Will Doctors Use Bacteria To Kill Your Next Cancer?
James Byrne wrote about new developments in cancer treatment for Scientific American. Researchers are looking at ways to use bacteria to kill cancerous tumours, without making you sick the way chemotherapy and radiation do.
The usefulness of bacteria is limited to certain types of cancer as the requirement for this therapy to be useful is tumours large enough to be dead in the middle.
...
Large tumours with dead or necrotic nodes (necrosis can develop as one large deposit or multiple small foci in the centre of the tumourous tissue) are very common and in many cases act as a marker of the primary tumour where metastases are observed. This makes them very interesting target locations for therapeutics even though direct treatment of the necrosis itself has not been shown to aid recovery.
The current limitations with traditional treatments are reasonable well known and this stems largely from the nature if these therapies. Chemotherapy and radiotherapy are designed to kill all fast growing cells including cancerous cells but other cells grow quickly too leading to hair loss, depletion of the immune system, fatigue and fertility problems. It's the inability to target the therapy that results in much tissue damage associated with treatment. So naturally its been suggested that if a there were a way to target chemo- or radio- therapy these treatments would sho significantly less toxicity. But how do you target tumours alone?
It is here that bacteria can prove their worth. Bacterial species such as Clostridia, Listeria monocytogenes and Salmonella cannot grow well or in some cases at all in the presence of oxygen and so find it very difficult to grow in most locations of the body unless its necrotic.
...
Despite the positive activity observed over the last 20 years in particular a purely bacterial therapy for cancer treatment will not be the full answer to cancer. The real promise lies in combination therapies that place bacterial approaches alongside traditional approaches.

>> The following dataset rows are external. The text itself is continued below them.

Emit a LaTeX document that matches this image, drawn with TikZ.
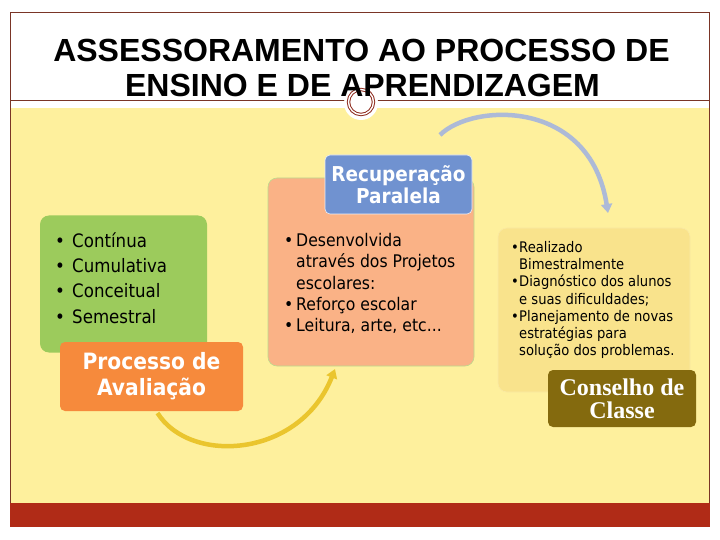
\documentclass[tikz,border=0pt]{standalone}
\usepackage{fontspec}
\setmainfont{Liberation Sans}
\newfontfamily\tahoma[FakeStretch=0.9]{DejaVu Sans}
\newfontfamily\timesfont{Liberation Serif}
\usetikzlibrary{arrows.meta}

\definecolor{fundo}{HTML}{FEF09D}
\definecolor{moldura}{HTML}{7A3526}
\definecolor{anel}{HTML}{8E2B1E}
\definecolor{faixa}{HTML}{B02B17}
\definecolor{verde}{HTML}{9CCB5C}
\definecolor{laranja}{HTML}{F68A3C}
\definecolor{azul}{HTML}{7092D0}
\definecolor{salmao}{HTML}{FAB286}
\definecolor{palha}{HTML}{F9E38C}
\definecolor{oliva}{HTML}{846A0E}
\definecolor{arcoamarelo}{HTML}{EAC52E}
\definecolor{arcoazul}{HTML}{ADBAD7}

\tikzset{
	caixa/.style={rounded corners=9pt,inner sep=0,outer sep=0},
	rotulo/.style={inner sep=0,align=center,text=white},
	lista/.style={anchor=west,inner sep=0,align=left},
	seta/.style={line width=4.5pt,-{Triangle[length=9pt,width=11pt]}},
}

\begin{document}
\begin{tikzpicture}[x=1pt,y=-1pt]
	\useasboundingbox (0,0) rectangle (720,540);
	% moldura do slide
	\fill[fundo] (11,108) rectangle (709,503);
	\fill[faixa] (10,503) rectangle (710,527);
	\draw[moldura,line width=0.8pt] (10,503) -- (10,12) -- (709,12) -- (709,503);
	\draw[moldura,line width=0.8pt] (10,100) -- (709,100);
	\fill[white] (361,103) circle (17);
	\draw[anel,line width=1pt,double=white,double distance=1.4pt] (361,102) circle (12.5);
	\node[anchor=base,inner sep=0,font=\bfseries\fontsize{32}{36}\selectfont] (titulo1) at (361.5,62) {ASSESSORAMENTO AO PROCESSO DE};
	\node[anchor=base,inner sep=0,font=\bfseries\fontsize{32}{36}\selectfont] (titulo2) at (362.5,97) {ENSINO E DE APRENDIZAGEM};
	% caixas
	\node[caixa,fill=verde,minimum width=167pt,minimum height=137pt] (avaliacao) at (123.5,284) {};
	\node[lista,font=\tahoma\fontsize{18.5}{25.3}\selectfont] (itens) at (55,278) {\makebox[17pt][l]{\textbullet}Contínua\\\makebox[17pt][l]{\textbullet}Cumulativa\\\makebox[17pt][l]{\textbullet}Conceitual\\\makebox[17pt][l]{\textbullet}Semestral};
	\node[caixa,fill=laranja,rounded corners=5pt,minimum width=183pt,minimum height=69pt] (processo) at (151.5,376.5) {};
	\node[rotulo,font=\tahoma\bfseries\fontsize{22.5}{26}\selectfont] (processotxt) at (processo) {Processo de\\Avaliação};
	\node[caixa,fill=salmao,draw=verde!70!white,line width=0.6pt,minimum width=206pt,minimum height=188pt] (recuperacao) at (371,272) {};
	\node[caixa,fill=azul,draw=white!85!azul,line width=0.6pt,rounded corners=5pt,minimum width=147pt,minimum height=59pt] (paralela) at (398.5,184.5) {};
	\node[rotulo,font=\tahoma\bfseries\fontsize{20.5}{22}\selectfont] (paralelatxt) at (paralela) {Recuperação\\Paralela};
	\node[lista,font=\tahoma\fontsize{17.4}{21.2}\selectfont] (projetos) at (284,283.5) {\makebox[12pt][l]{\textbullet}Desenvolvida\\\hspace*{12pt}através dos Projetos\\\hspace*{12pt}escolares:\\\makebox[12pt][l]{\textbullet}Reforço escolar\\\makebox[12pt][l]{\textbullet}Leitura, arte, etc...};
	\node[caixa,fill=palha,draw=palha!80!white,line width=0.6pt,minimum width=192pt,minimum height=164pt] (conselho) at (594,310) {};
	\node[lista,font=\tahoma\fontsize{14.6}{17.3}\selectfont] (conselhoitens) at (511,300) {\makebox[8pt][l]{\textbullet}Realizado\\\hspace*{8pt}Bimestralmente\\\makebox[8pt][l]{\textbullet}Diagnóstico dos alunos\\\hspace*{8pt}e suas dificuldades;\\\makebox[8pt][l]{\textbullet}Planejamento de novas\\\hspace*{8pt}estratégias para\\\hspace*{8pt}solução dos problemas.};
	\node[caixa,fill=oliva,rounded corners=5pt,minimum width=148pt,minimum height=57pt] (classe) at (622,398.5) {};
	\node[rotulo,font=\timesfont\bfseries\fontsize{24}{23}\selectfont] (classetxt) at (classe) {Conselho de\\Classe};
	% setas curvas
	\coordinate (inicioazul) at (440,135);
	\draw[seta,arcoamarelo] ([xshift=6pt,yshift=-2pt]processo.south) .. controls (190,465) and (300,458) .. ([xshift=-36pt,yshift=-3pt]recuperacao.south);
	\draw[seta,arcoazul] (inicioazul) .. controls (472,103) and (590,98) .. ([xshift=14pt,yshift=15pt]conselho.north);
\end{tikzpicture}
\end{document}
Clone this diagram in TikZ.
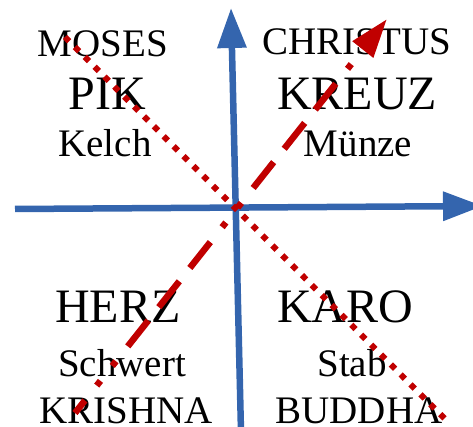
\documentclass[tikz,border=0pt]{standalone}
\usepackage{fontspec}
\setmainfont{Liberation Serif}
\usetikzlibrary{arrows.meta}
\definecolor{axisblue}{RGB}{52,101,174}
\definecolor{crossred}{RGB}{192,0,0}

\begin{document}
\begin{tikzpicture}[x=1pt, y=-1pt,
  axis/.style={axisblue, line width=6.5pt, -{Triangle[length=40pt, width=28pt]}},
  word/.style={anchor=base, inner sep=0pt, font=\fontsize{39}{39}\selectfont},
  bigword/.style={anchor=base, inner sep=0pt, font=\fontsize{48}{48}\selectfont}]
\useasboundingbox (0,0) rectangle (473,427);
\node[word] (moses) at (103,57) {MOSES};
\node[bigword] (pik) at (107,110) {PIK};
\node[word] (kelch) at (105,157) {Kelch};
\node[word] (christus) at (357,55) {CHRISTUS};
\node[bigword] (kreuz) at (357,110) {KREUZ};
\node[word] (muenze) at (358,157) {Münze};
\node[bigword] (herz) at (118,322) {HERZ};
\node[word] (schwert) at (122,376) {Schwert};
\node[word] (krishna) at (126,423) {KRISHNA};
\node[bigword] (karo) at (345,322) {KARO};
\node[word] (stab) at (352,376) {Stab};
\node[word] (buddha) at (359,423) {BUDDHA};
\coordinate (west) at (15,209);
\coordinate (east) at (483,206);
\coordinate (south) at (241,432);
\coordinate (north) at (231,8);
\draw[axis] (west) -- (east);
\draw[axis] (south) -- (north);
\coordinate (dotstart) at (65,37);
\coordinate (dotend) at (448,422);
\draw[crossred, line width=6pt, dash pattern=on 6pt off 8pt] (dotstart) -- (dotend);
\coordinate (dashstart) at (75,413);
\coordinate (dashend) at (387,19);
\draw[crossred, line width=6.5pt, -{Triangle[length=39pt, width=25pt]},
  dash pattern=on 33pt off 17pt on 33pt off 17pt on 33pt off 19pt on 6pt off 19pt on 6pt off 19pt,
  dash phase=117pt] (dashstart) -- (dashend);
\end{tikzpicture}
\end{document}
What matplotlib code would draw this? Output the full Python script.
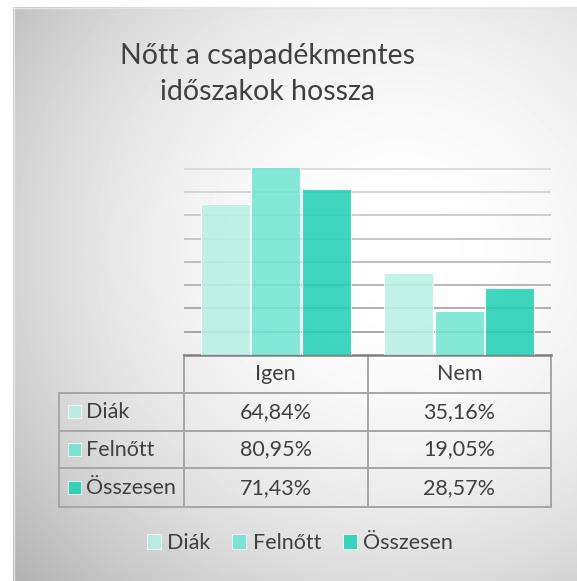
import numpy as np
import matplotlib
matplotlib.use('Agg')
from matplotlib import pyplot as plt
from matplotlib.patches import Rectangle

plt.rcParams['font.family'] = ['Lato', 'DejaVu Sans']

categories = ['Igen', 'Nem']
series = ['Diák', 'Felnőtt', 'Összesen']
diak = [0.6484, 0.3516]
felnott = [0.8095, 0.1905]
osszesen = [0.7143, 0.2857]
values = [diak, felnott, osszesen]
colors = ['#b5f0e4', '#6ee5d0', '#1ecfb3']
title = 'Nőtt a csapadékmentes\nidőszakok hossza'
txt = '#404040'

W, H = 577, 581
fig = plt.figure(figsize=(W / 100, H / 100), dpi=100)

# background with radial gradient (pixel coords)
bg = fig.add_axes([0, 0, 1, 1])
bg.set_xlim(0, W)
bg.set_ylim(H, 0)
bg.axis('off')
yy, xx = np.mgrid[7:H:1.0, 13:W:1.0]
d = np.sqrt(((xx - 400) / 420) ** 2 + ((yy - 250) / 400) ** 2)
shade = 1 - 0.2 * np.clip(d, 0, 1.25) ** 2.0
bg.imshow(shade, cmap='gray', vmin=0, vmax=1, extent=(13, W, H, 7),
          aspect='auto', interpolation='bilinear', zorder=0)
bg.plot([13.5, 13.5], [7, H], color='#e4e4e4', lw=1, zorder=1)
bg.plot([13, W], [7.5, 7.5], color='#e4e4e4', lw=1, zorder=1)

bg.text(268, 74, title, ha='center', va='center', fontsize=20.5,
        color=txt, linespacing=1.45, zorder=2)

# plot area
x0, x1, yb, yt = 184, 551, 355, 145.5
ax = fig.add_axes([x0 / W, 1 - yb / H, (x1 - x0) / W, (yb - yt) / H])
ax.patch.set_visible(False)
ax.set_xlim(-0.5, 1.5)
ax.set_ylim(0, 0.9)
for s in ax.spines.values():
    s.set_visible(False)
ax.set_yticks(np.arange(0.1, 0.91, 0.1))
ax.set_xticks([])
ax.tick_params(left=False, labelleft=False)
ax.grid(axis='y', lw=1.2)
ax.set_axisbelow(True)
glines = ax.get_ygridlines()
for i, gl in enumerate(glines):
    g = 0.6 + 0.28 * i / (len(glines) - 1)
    gl.set_color((g, g, g))

xpos = np.arange(len(categories))
bw = 0.267
for i, (vals, c) in enumerate(zip(values, colors)):
    ax.bar(xpos + (i - 1) * 0.275, vals, bw, color=c, alpha=0.85,
           edgecolor='white', lw=0.8, zorder=3)

# data table (pixel coords on bg)
rows_y = [355, 392.7, 430.7, 468.3, 507.3]
cols_x = [59, 183.5, 367.7, 551]
lc = '#a6a6a6'
bg.plot([cols_x[1], cols_x[3]], [rows_y[0], rows_y[0]], color='#808080', lw=1.8, zorder=4)
for y in rows_y[1:]:
    bg.plot([cols_x[0], cols_x[3]], [y, y], color=lc, lw=1.4, zorder=3)
for x in cols_x[1:]:
    bg.plot([x, x], [rows_y[0], rows_y[-1]], color=lc, lw=1.4, zorder=3)
bg.plot([cols_x[0], cols_x[0]], [rows_y[1], rows_y[-1]], color=lc, lw=1.4, zorder=3)

fs = 15.5
for j, cat in enumerate(categories):
    cx = (cols_x[j + 1] + cols_x[j + 2]) / 2
    bg.text(cx, (rows_y[0] + rows_y[1]) / 2, cat, ha='center', va='center',
            fontsize=fs, color=txt, zorder=5)
for i, (name, vals, c) in enumerate(zip(series, values, colors)):
    cy = (rows_y[i + 1] + rows_y[i + 2]) / 2
    bg.add_patch(Rectangle((68, cy - 6.5), 13, 13, facecolor=c, alpha=0.85,
                           edgecolor='white', lw=0.6, zorder=5))
    bg.text(86, cy, name, ha='left', va='center', fontsize=fs, color=txt, zorder=5)
    for j, v in enumerate(vals):
        cx = (cols_x[j + 1] + cols_x[j + 2]) / 2
        bg.text(cx, cy, f'{v * 100:.2f}%'.replace('.', ','), ha='center',
                va='center', fontsize=fs, color=txt, zorder=5)

# legend
handles = [Rectangle((0, 0), 1, 1, facecolor=c, alpha=0.85, edgecolor='white', lw=0.6)
           for c in colors]
fig.legend(handles, series, loc='center', bbox_to_anchor=(300 / W, 1 - 543 / H),
           ncol=3, frameon=False, fontsize=fs, handlelength=0.65, handleheight=0.65,
           handletextpad=0.3, columnspacing=1.0, labelcolor=txt)

fig.savefig('out.png', dpi=100)
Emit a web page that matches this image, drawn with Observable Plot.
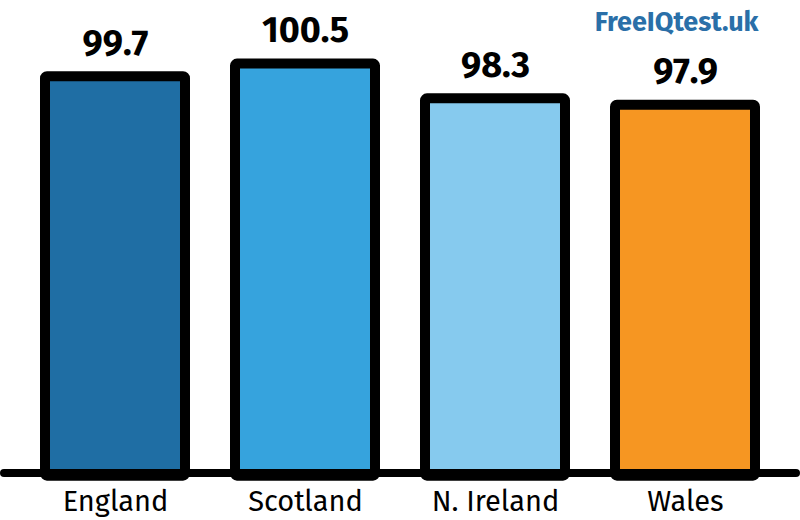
<!DOCTYPE html>
<html>
<head>
<meta charset="utf-8">
<script src="https://cdn.jsdelivr.net/npm/d3@7"></script>
<script src="https://cdn.jsdelivr.net/npm/@observablehq/plot@0.6"></script>
<style>
  html, body { margin: 0; padding: 0; background: #fff; }
  #chart svg { display: block; }
</style>
</head>
<body>
<div id="chart"></div>
<script>
const regions = ["England", "Scotland", "N. Ireland", "Wales"];
const scores = [99.7, 100.5, 98.3, 97.9];
const colors = ["#1f6ea4", "#36a3dd", "#86caee", "#f69622"];
const brand = "FreeIQtest.uk";
const yBase = 74.6;

const data = regions.map((r, i) => ({region: r, score: scores[i], color: colors[i]}));

const chart = Plot.plot({
  width: 800,
  height: 520,
  marginTop: 0,
  marginBottom: 47.5,
  marginLeft: 4,
  marginRight: 4,
  style: {fontFamily: "'Fira Sans', Roboto, 'Open Sans', sans-serif", background: "#fff"},
  x: {domain: regions, range: [20, 780], paddingInner: 0.2632, paddingOuter: 0.1316, label: null},
  y: {domain: [yBase, 101], range: [472.5, 55.7], axis: null},
  marks: [
    Plot.barY(data, {
      x: "region", y1: yBase - 0.2, y2: "score",
      fill: "color", stroke: "black", strokeWidth: 10, strokeLinejoin: "round", rx: 2
    }),
    Plot.text(data, {
      x: "region", y: "score", text: d => d.score.toFixed(1),
      lineAnchor: "bottom", dy: -22, fontSize: 36, fontWeight: "bold", fill: "black"
    }),
    Plot.ruleY([yBase], {stroke: "black", strokeWidth: 8, strokeLinecap: "round"}),
    Plot.axisX({tickSize: 0, tickPadding: 17, fontSize: 29, fill: "black", label: null}),
    Plot.text([brand], {
      frameAnchor: "top-right", text: d => d, dx: -38, dy: 11,
      fontSize: 27, fontWeight: "bold", fill: "#2a6fa8", lineAnchor: "top"
    })
  ]
});
document.getElementById("chart").append(chart);
</script>
</body>
</html>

Under extensive research now is the possibility of altering Clostridial species the express pro-drug converting enzymes such as Cytosine Deaminase (CD) or Thymidine Kinase (TK). CD converts the non-toxic 5-Flurocytosine into the cytotoxic 5-Flurouracil and TK phosphorylates the non-toxic Ganciclovir converting it into the active toxic compound. Ordinarily chemotherapeutic agents are administered intravenously and allowed to spread throughout the entire body before eliciting their effects on the quickly reproducing cells of the body. By including the pro-drug converting enzymes within the Clostridia the non-toxic pro-drug can be administered in higher concentrations, as the toxic form will only be present where the bacteria are expressing the enzymes required for its conversion.
I'll freely admit that I only understand about 50% of this article. Here's what it sounds like to me. Bacteria grow best in the dead cancer cells. Researchers will put chemotherapy drugs inside of the bacteria. The bacteria will travel through the body, looking for the dead cancer cells where they can grow and survive. Once the bacteria start reproducing, they'll release the chemotherapy drugs, which will attack the living cancer cells. Between the bacteria attacking the dead cells and the chemotherapy attacking the living cancer cells (and only cancer cells), the combination drug will knock out the tumour without knocking out the rest of your body.
I think the whole article is definitely worth a read through. (If nothing else, you can check my understanding of it.) This is the kind of medical research that really excites me. I really hope researchers are successful in targeting cancers this way.